ATLANTA-Even though they haven’t asked him, Caldwell Zimmerman, executive vice president of locally based Colliers Cauble Co. in Atlanta, thinks he has found a better site for a $200-million, 1.5-million-sf open-air shopping center planned near suburban McDonough by three of the biggest retail developers in the US.

Zimmerman, who represents retired Henry County physician Yee Chen and his 165 acres, already has made a formal presentation to Henry County government leaders and about 15 landowners. The presentation maintains a mall at the Jodeco Road-Interstate 75 location could trigger 1,000 acres of new office, retail and residential development near three interchanges.

The preliminary estimated build-out value of those projects could reach $100 million, government leaders were told. The county itself has seven interchanges. The Jodeco-I-75 site would touch three of them.

The Zimmerman-Lee master plan sees Jodeco Road at Interstate 75, five miles north of the previously announced GA 20 site, as the best location for the mega venture planned by locally based Cousins Properties Inc., Simon Property Group of Indianapolis and North American Properties of Cincinnati.

“There is a million sf of retail already in place that would back up to the [proposed] mall,” Zimmerman tells GlobeSt.com. “Major retail tenants normally make [location] commitments for 20 years or more so they are the key” to proving the Jodeco-I-75 site is “the most advantageous for them and the community as a whole.”

Unannounced, Cousins took a four-year option in 2000 to buy Chen’s 165 acres at about $200,000 per acre or a total $33 million, area land brokers in a position to know tell GlobeSt.com. Cousins’ option expires in January, brokers say. The REIT is paying Chen about $1 million a year for the option, brokers tell GlobeSt.com.

“The developers may be hedging their bets,” an industrial broker at one of the area’s larger real estate companies not associated with the land deal or the shopping center enterprise, tells GlobeSt.com. “That tells you they are monitoring the alternate development site, even though they cannot say so publicly at this time.” Adds Zimmerman: “They [the developers] right now control both sites.”

Representatives of the three developers couldn’t be reached by GlobeSt.com’s publication deadline. But sources intimate with the developers’ original plans say the developers are not wavering from their original GA 20 development site selection at this time.

“Normally, developers go where the retailers want to be,” Zimmerman says. “Here we have a situation where the retailers already have made their decision and are already in place” at the Jodeco-I-75 location. “The retailers will be the driving force” behind a site selection, the broker says.

About 15 individual landowners also have to be convinced. “There is constructive engagement going on right now with the county and the landowners,” says Caldwell, indicating the Jodeco-I-75 site is getting serious high-level consideration.

The Cousins-Simon-North American mixed-used venture is called South Point and will also encompass 500,000 sf of office and 1,000 apartments or townhomes.
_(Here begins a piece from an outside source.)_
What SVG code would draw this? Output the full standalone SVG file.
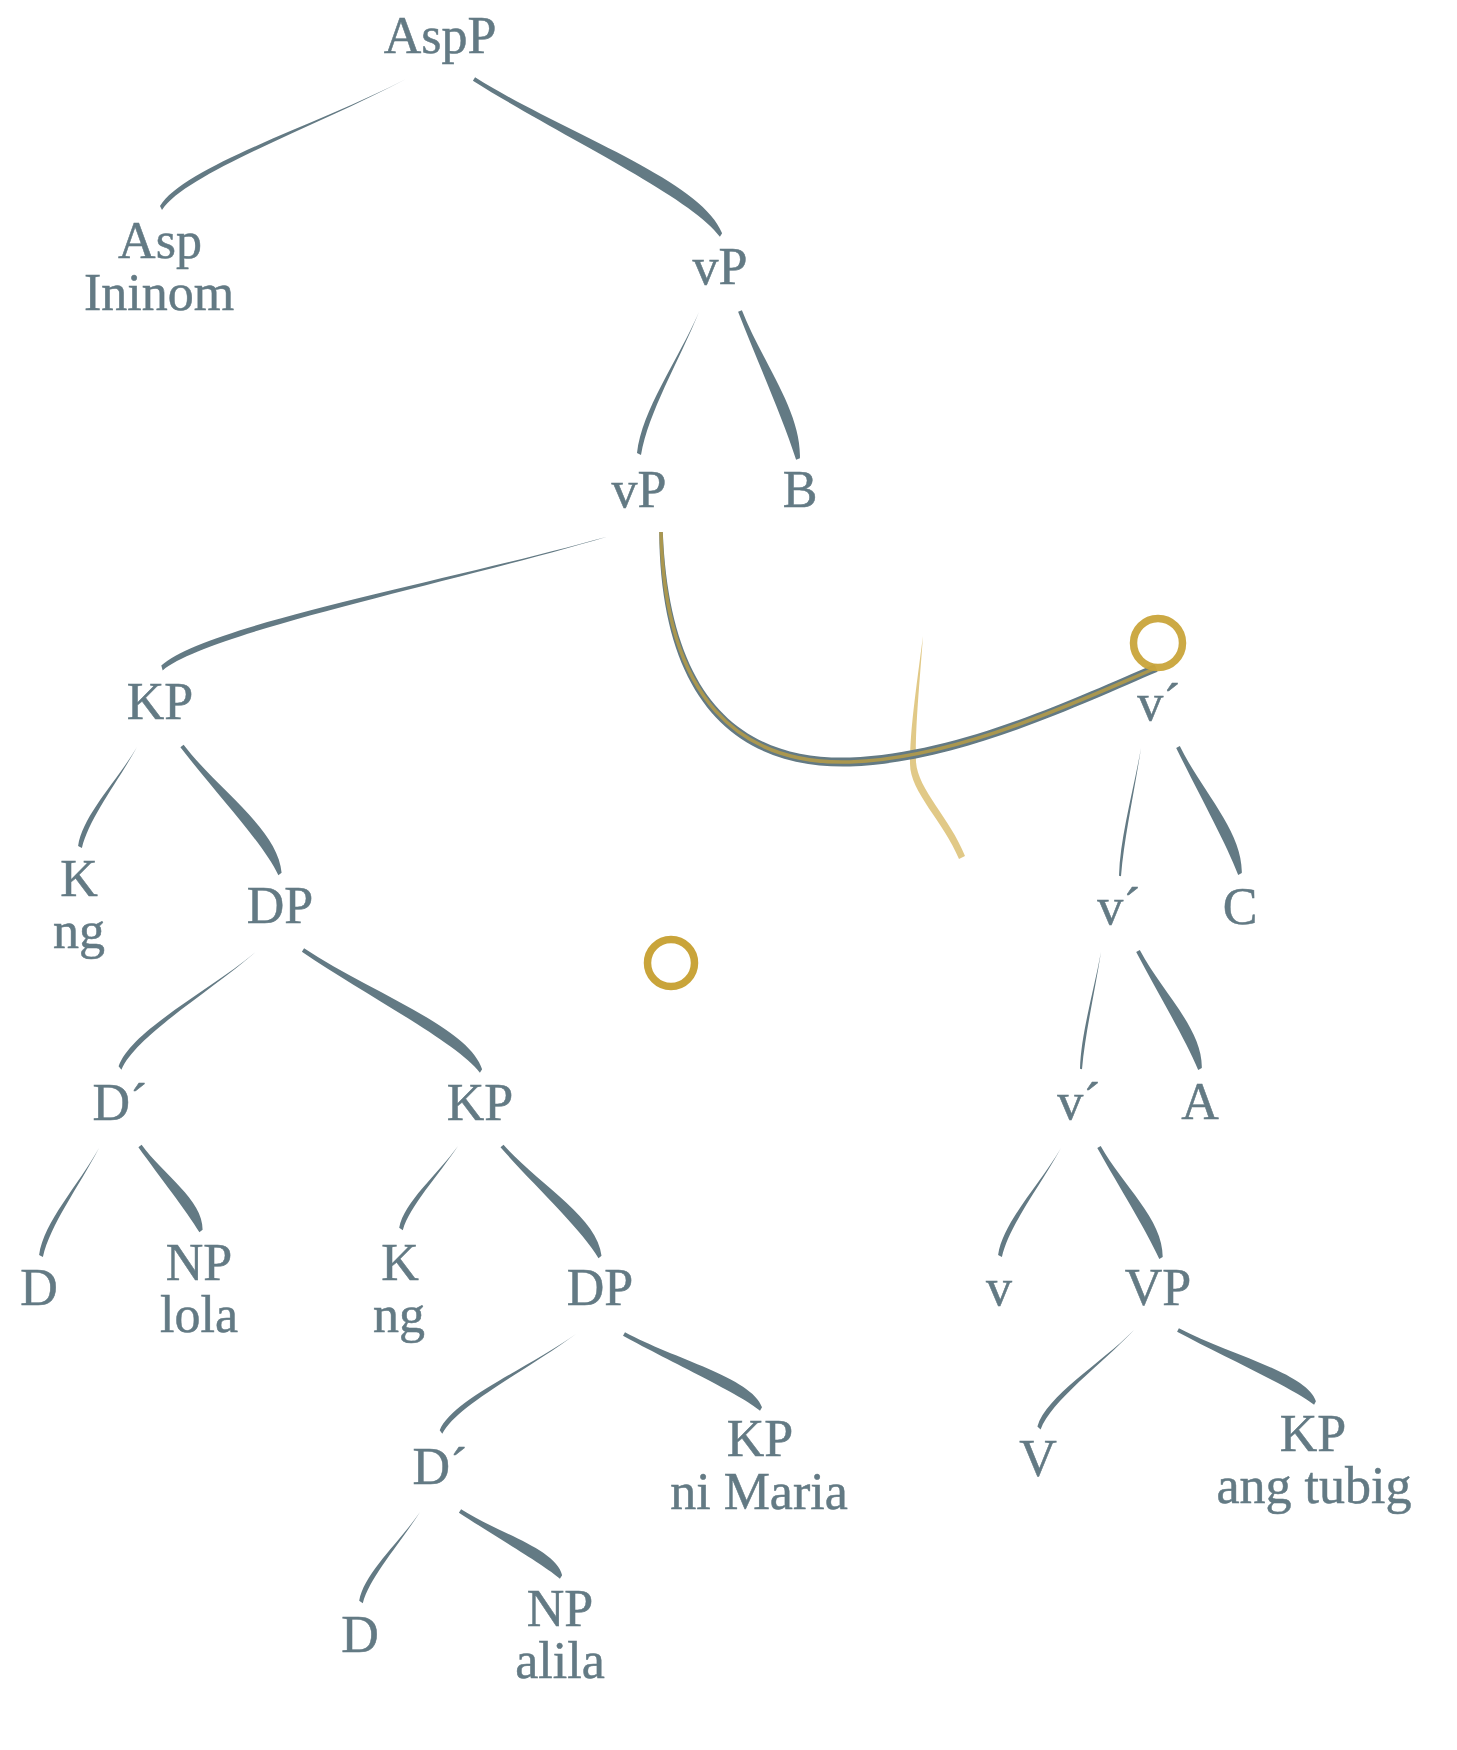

The developers maintain their 92-acre site remains the most strategic location for their future plans which takes in Henry County’s growing population of residents and new businesses.

Henry County currently has a permanent resident population of 156,000, according to the US Census Bureau. The bureau ranks Henry County as the sixth-fastest growing county in the US. The developers project the county and surrounding south Atlanta rural areas will double their population base over the next five to 10 years, brokers who talk regularly with the developers tell GlobeSt.com.

The South Point site in McDonough is west of Interstate 75, between GA 20 and GA 81, eight miles east of the Atlanta Motor Speedway. South Point will also be 17 miles north of the one-million-sf Southlake Mall, owned by Chicago-based General Growth Properties Inc. in Morow, Clayton County.

South Point developers plan to break ground by first quarter 2005 on the undertaking’s first phase, even though a major anchor hasn’t been signed yet to a long-term lease. The property’s tentative pre-leasing level or early commitments by tenants also haven’t been announced.

Most mega projects such as South Point frequently don’t break ground until the actual leasing level has reached at least 50%, according to retail brokers familiar with comparable projects. The mall would take two years to construct.